Start of Data lines

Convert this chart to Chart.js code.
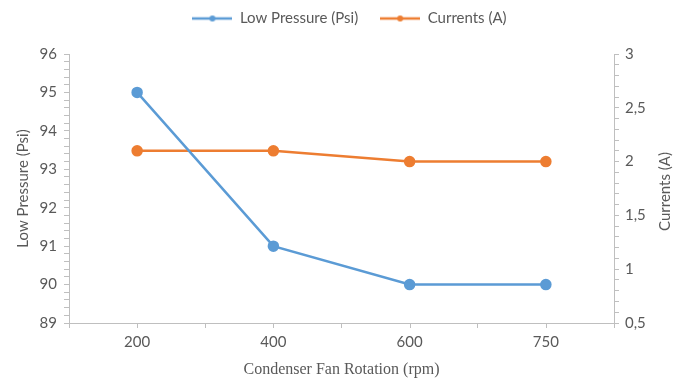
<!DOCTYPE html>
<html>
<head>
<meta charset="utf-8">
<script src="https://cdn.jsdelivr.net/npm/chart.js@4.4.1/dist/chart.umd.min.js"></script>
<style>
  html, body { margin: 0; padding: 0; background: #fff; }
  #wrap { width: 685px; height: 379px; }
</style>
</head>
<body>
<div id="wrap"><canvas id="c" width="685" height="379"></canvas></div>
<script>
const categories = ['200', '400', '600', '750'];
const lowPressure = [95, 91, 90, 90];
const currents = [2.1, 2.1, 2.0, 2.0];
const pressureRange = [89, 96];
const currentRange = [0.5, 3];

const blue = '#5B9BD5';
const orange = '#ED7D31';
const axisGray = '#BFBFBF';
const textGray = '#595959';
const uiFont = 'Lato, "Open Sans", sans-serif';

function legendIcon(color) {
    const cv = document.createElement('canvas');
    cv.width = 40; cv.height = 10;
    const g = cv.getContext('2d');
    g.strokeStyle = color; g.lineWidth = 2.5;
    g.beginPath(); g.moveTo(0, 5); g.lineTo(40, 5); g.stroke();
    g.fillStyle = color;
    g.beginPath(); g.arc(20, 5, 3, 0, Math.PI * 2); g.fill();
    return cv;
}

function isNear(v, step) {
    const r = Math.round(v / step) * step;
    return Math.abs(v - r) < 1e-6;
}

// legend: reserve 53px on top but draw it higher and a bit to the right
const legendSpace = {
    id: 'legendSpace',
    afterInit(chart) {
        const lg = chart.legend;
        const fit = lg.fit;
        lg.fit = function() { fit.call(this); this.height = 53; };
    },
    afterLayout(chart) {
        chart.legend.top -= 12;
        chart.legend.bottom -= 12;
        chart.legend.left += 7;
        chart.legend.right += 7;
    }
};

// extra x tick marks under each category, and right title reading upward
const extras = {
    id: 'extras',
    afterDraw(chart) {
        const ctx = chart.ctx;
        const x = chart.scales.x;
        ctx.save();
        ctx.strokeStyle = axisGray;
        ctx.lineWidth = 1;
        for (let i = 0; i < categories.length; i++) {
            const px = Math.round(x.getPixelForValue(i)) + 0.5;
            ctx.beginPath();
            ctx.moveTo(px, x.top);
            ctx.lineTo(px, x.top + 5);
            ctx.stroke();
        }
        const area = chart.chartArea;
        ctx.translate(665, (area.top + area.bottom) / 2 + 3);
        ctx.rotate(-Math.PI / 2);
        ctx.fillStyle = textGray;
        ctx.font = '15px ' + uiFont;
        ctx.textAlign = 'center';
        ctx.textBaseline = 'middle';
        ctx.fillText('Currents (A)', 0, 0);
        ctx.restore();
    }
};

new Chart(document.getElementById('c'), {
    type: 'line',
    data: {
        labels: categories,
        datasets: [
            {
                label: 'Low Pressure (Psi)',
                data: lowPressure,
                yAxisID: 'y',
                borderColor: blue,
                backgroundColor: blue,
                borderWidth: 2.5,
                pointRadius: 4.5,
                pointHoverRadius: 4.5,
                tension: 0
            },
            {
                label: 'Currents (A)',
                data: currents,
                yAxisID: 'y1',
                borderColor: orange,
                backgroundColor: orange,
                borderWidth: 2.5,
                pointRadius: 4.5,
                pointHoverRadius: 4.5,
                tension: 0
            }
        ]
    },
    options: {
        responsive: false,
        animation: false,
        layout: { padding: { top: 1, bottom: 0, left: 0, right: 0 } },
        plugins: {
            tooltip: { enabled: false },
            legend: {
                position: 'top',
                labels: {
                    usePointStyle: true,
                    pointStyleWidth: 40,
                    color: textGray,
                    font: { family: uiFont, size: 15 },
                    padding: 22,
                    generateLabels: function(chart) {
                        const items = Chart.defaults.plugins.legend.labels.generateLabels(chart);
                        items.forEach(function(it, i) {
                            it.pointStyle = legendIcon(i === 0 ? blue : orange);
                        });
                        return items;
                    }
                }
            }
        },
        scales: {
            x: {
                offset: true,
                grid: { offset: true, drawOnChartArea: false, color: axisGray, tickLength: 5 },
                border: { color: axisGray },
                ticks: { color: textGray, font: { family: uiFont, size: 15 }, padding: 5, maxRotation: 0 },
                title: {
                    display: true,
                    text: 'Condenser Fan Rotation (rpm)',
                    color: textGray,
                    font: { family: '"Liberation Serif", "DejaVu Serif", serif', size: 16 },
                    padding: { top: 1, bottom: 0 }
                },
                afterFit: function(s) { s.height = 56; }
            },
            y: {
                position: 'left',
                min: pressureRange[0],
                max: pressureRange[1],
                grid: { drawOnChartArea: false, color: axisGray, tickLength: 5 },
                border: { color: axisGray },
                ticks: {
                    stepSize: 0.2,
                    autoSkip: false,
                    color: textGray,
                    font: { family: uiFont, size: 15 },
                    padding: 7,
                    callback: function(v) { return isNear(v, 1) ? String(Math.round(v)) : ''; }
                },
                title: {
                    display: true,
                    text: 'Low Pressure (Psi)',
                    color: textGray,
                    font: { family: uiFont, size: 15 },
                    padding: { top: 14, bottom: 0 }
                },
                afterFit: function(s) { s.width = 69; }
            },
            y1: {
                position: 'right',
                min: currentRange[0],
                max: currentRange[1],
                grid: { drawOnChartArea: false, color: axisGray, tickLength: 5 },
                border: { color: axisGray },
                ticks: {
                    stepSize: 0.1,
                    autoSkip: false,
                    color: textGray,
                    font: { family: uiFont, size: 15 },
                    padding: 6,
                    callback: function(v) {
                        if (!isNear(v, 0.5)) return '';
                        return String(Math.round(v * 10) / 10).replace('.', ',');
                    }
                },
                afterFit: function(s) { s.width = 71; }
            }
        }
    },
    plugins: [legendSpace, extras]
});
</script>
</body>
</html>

End of Data lines

▸ Exercise instructions: Pictures excluded, quote all the data above exactly.

▸ Reply:
Convert this chart to Chart.js code.
<!DOCTYPE html>
<html>
<head>
<meta charset="utf-8">
<script src="https://cdn.jsdelivr.net/npm/chart.js@4.4.1/dist/chart.umd.min.js"></script>
<style>
  html, body { margin: 0; padding: 0; background: #fff; }
  #wrap { width: 685px; height: 379px; }
</style>
</head>
<body>
<div id="wrap"><canvas id="c" width="685" height="379"></canvas></div>
<script>
const categories = ['200', '400', '600', '750'];
const lowPressure = [95, 91, 90, 90];
const currents = [2.1, 2.1, 2.0, 2.0];
const pressureRange = [89, 96];
const currentRange = [0.5, 3];

const blue = '#5B9BD5';
const orange = '#ED7D31';
const axisGray = '#BFBFBF';
const textGray = '#595959';
const uiFont = 'Lato, "Open Sans", sans-serif';

function legendIcon(color) {
    const cv = document.createElement('canvas');
    cv.width = 40; cv.height = 10;
    const g = cv.getContext('2d');
    g.strokeStyle = color; g.lineWidth = 2.5;
    g.beginPath(); g.moveTo(0, 5); g.lineTo(40, 5); g.stroke();
    g.fillStyle = color;
    g.beginPath(); g.arc(20, 5, 3, 0, Math.PI * 2); g.fill();
    return cv;
}

function isNear(v, step) {
    const r = Math.round(v / step) * step;
    return Math.abs(v - r) < 1e-6;
}

// legend: reserve 53px on top but draw it higher and a bit to the right
const legendSpace = {
    id: 'legendSpace',
    afterInit(chart) {
        const lg = chart.legend;
        const fit = lg.fit;
        lg.fit = function() { fit.call(this); this.height = 53; };
    },
    afterLayout(chart) {
        chart.legend.top -= 12;
        chart.legend.bottom -= 12;
        chart.legend.left += 7;
        chart.legend.right += 7;
    }
};

// extra x tick marks under each category, and right title reading upward
const extras = {
    id: 'extras',
    afterDraw(chart) {
        const ctx = chart.ctx;
        const x = chart.scales.x;
        ctx.save();
        ctx.strokeStyle = axisGray;
        ctx.lineWidth = 1;
        for (let i = 0; i < categories.length; i++) {
            const px = Math.round(x.getPixelForValue(i)) + 0.5;
            ctx.beginPath();
            ctx.moveTo(px, x.top);
            ctx.lineTo(px, x.top + 5);
            ctx.stroke();
        }
        const area = chart.chartArea;
        ctx.translate(665, (area.top + area.bottom) / 2 + 3);
        ctx.rotate(-Math.PI / 2);
        ctx.fillStyle = textGray;
        ctx.font = '15px ' + uiFont;
        ctx.textAlign = 'center';
        ctx.textBaseline = 'middle';
        ctx.fillText('Currents (A)', 0, 0);
        ctx.restore();
    }
};

new Chart(document.getElementById('c'), {
    type: 'line',
    data: {
        labels: categories,
        datasets: [
            {
                label: 'Low Pressure (Psi)',
                data: lowPressure,
                yAxisID: 'y',
                borderColor: blue,
                backgroundColor: blue,
                borderWidth: 2.5,
                pointRadius: 4.5,
                pointHoverRadius: 4.5,
                tension: 0
            },
            {
                label: 'Currents (A)',
                data: currents,
                yAxisID: 'y1',
                borderColor: orange,
                backgroundColor: orange,
                borderWidth: 2.5,
                pointRadius: 4.5,
                pointHoverRadius: 4.5,
                tension: 0
            }
        ]
    },
    options: {
        responsive: false,
        animation: false,
        layout: { padding: { top: 1, bottom: 0, left: 0, right: 0 } },
        plugins: {
            tooltip: { enabled: false },
            legend: {
                position: 'top',
                labels: {
                    usePointStyle: true,
                    pointStyleWidth: 40,
                    color: textGray,
                    font: { family: uiFont, size: 15 },
                    padding: 22,
                    generateLabels: function(chart) {
                        const items = Chart.defaults.plugins.legend.labels.generateLabels(chart);
                        items.forEach(function(it, i) {
                            it.pointStyle = legendIcon(i === 0 ? blue : orange);
                        });
                        return items;
                    }
                }
            }
        },
        scales: {
            x: {
                offset: true,
                grid: { offset: true, drawOnChartArea: false, color: axisGray, tickLength: 5 },
                border: { color: axisGray },
                ticks: { color: textGray, font: { family: uiFont, size: 15 }, padding: 5, maxRotation: 0 },
                title: {
                    display: true,
                    text: 'Condenser Fan Rotation (rpm)',
                    color: textGray,
                    font: { family: '"Liberation Serif", "DejaVu Serif", serif', size: 16 },
                    padding: { top: 1, bottom: 0 }
                },
                afterFit: function(s) { s.height = 56; }
            },
            y: {
                position: 'left',
                min: pressureRange[0],
                max: pressureRange[1],
                grid: { drawOnChartArea: false, color: axisGray, tickLength: 5 },
                border: { color: axisGray },
                ticks: {
                    stepSize: 0.2,
                    autoSkip: false,
                    color: textGray,
                    font: { family: uiFont, size: 15 },
                    padding: 7,
                    callback: function(v) { return isNear(v, 1) ? String(Math.round(v)) : ''; }
                },
                title: {
                    display: true,
                    text: 'Low Pressure (Psi)',
                    color: textGray,
                    font: { family: uiFont, size: 15 },
                    padding: { top: 14, bottom: 0 }
                },
                afterFit: function(s) { s.width = 69; }
            },
            y1: {
                position: 'right',
                min: currentRange[0],
                max: currentRange[1],
                grid: { drawOnChartArea: false, color: axisGray, tickLength: 5 },
                border: { color: axisGray },
                ticks: {
                    stepSize: 0.1,
                    autoSkip: false,
                    color: textGray,
                    font: { family: uiFont, size: 15 },
                    padding: 6,
                    callback: function(v) {
                        if (!isNear(v, 0.5)) return '';
                        return String(Math.round(v * 10) / 10).replace('.', ',');
                    }
                },
                afterFit: function(s) { s.width = 71; }
            }
        }
    },
    plugins: [legendSpace, extras]
});
</script>
</body>
</html>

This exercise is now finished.